The aerospace industry’s pitch to potential recruits includes visionary ambitions such as space projects that few other industries can match.

But aerospace giants like Boeing and Airbus face competition from agile sectors like artificial intelligence, which implement many of the same engineering skills.

“You have to assume they’re going to do something different” and not stay on the same mission indefinitely, said Paula Hartley, a senior defense executive at Lockheed Martin.

HQW Precision UK in Plymouth, England, supplies super-precision ball bearings for items such as starter generators for aircraft, steering fins for missiles or satellites in space.

The 75-year-old company, formerly known as Barden, is moving to supply not just components but also pre-assembled systems that can be snapped into place and sold for a higher value.

But the “secret sauce” for highly specialized design work is the availability of application engineers, a sought-after niche of engineers who translate customer needs into specific products, said Mark Wakeham, business development manager.

“In order to be able to make progress in this area, which is absolutely necessary, we just need more and more engineers in the future project,” he told Reuters.

STEM EDUCATION

The company is not alone. The mismatch between supply and demand for jobs is imposing a huge cost on the sector.

If the aerospace industry were a country, it would have unemployment of 4.4%, according to McKinsey (roughly the level economists consider full employment), which drives up wages.

According to the same data, a lack of talent in the aerospace industry could cost an average-sized aerospace company between $300 and $330 million in lost productivity each year.

Recruiters say the answer to the industry’s staffing problem starts in schools, but won’t offer an immediate solution.

“It’s not just about promoting the women we have (and) hiring more women… but also making sure that more women enter the system at the entry level with education,” said Arjan Meijer, CEO of Embraer Commercial Aviation in Brazil.

He and other executives acknowledged that the male-dominated industry had yet to meet its diversity goals.

Last month, education ministers from the Group of Seven industrialized countries expressed concern about access to science, technology, engineering and mathematics (STEM) education, especially for girls and marginalized groups.

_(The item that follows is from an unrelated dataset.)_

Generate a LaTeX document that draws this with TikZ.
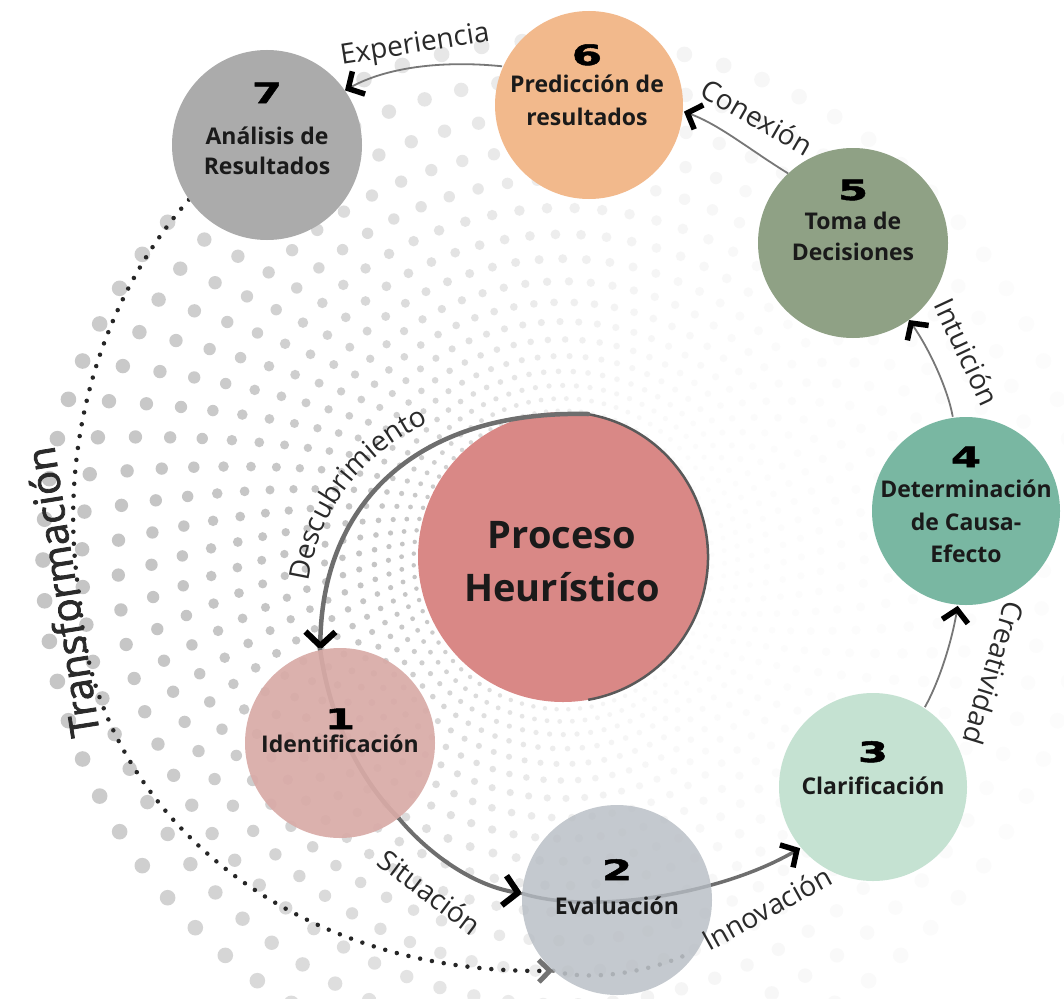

“It’s about getting it out there, especially to girls and young women,” said Kirsten McGuire, who promotes STEM in schools with British education charity SATRO, at an educational area at the fair designed to capture the attention of young visitors.

There have also been concerns that aviation’s record on greenhouse gas emissions could deter young people entering the sector. The industry has pledged to cut emissions to net-zero by 2050, but has faced controversy over alleged greenwashing in northern Europe.

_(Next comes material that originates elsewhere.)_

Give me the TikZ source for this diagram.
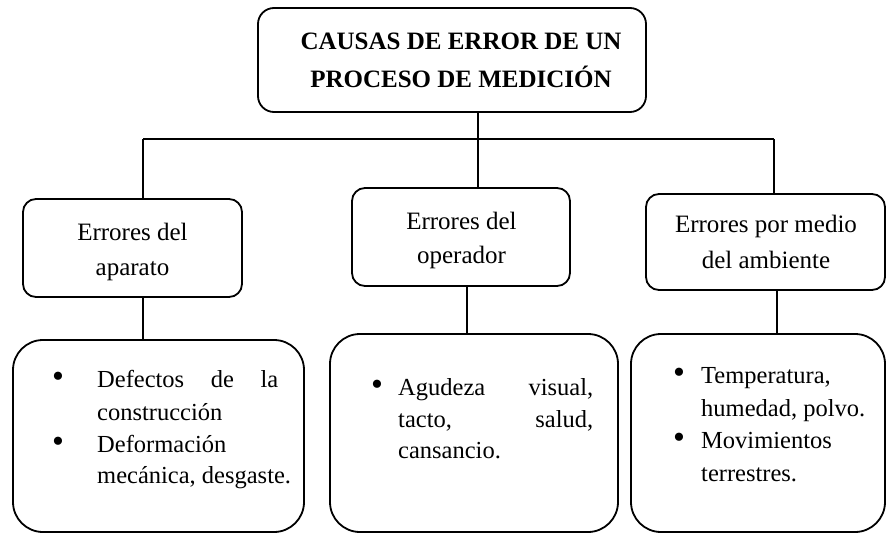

At the Lilium stand, the pioneers of tomorrow seemed unfazed.

“I don’t think I’ll be discouraged. Almost all companies here are concerned about emissions, so probably when I become an engineer there will be plenty of engines I can use in my designs,” said Vincent Liao, 13.

Asked what problem he would most like to solve, he said: “Probably something to do with emissions, a new concept… maybe an idea that no one has thought of to save as much fuel as possible.”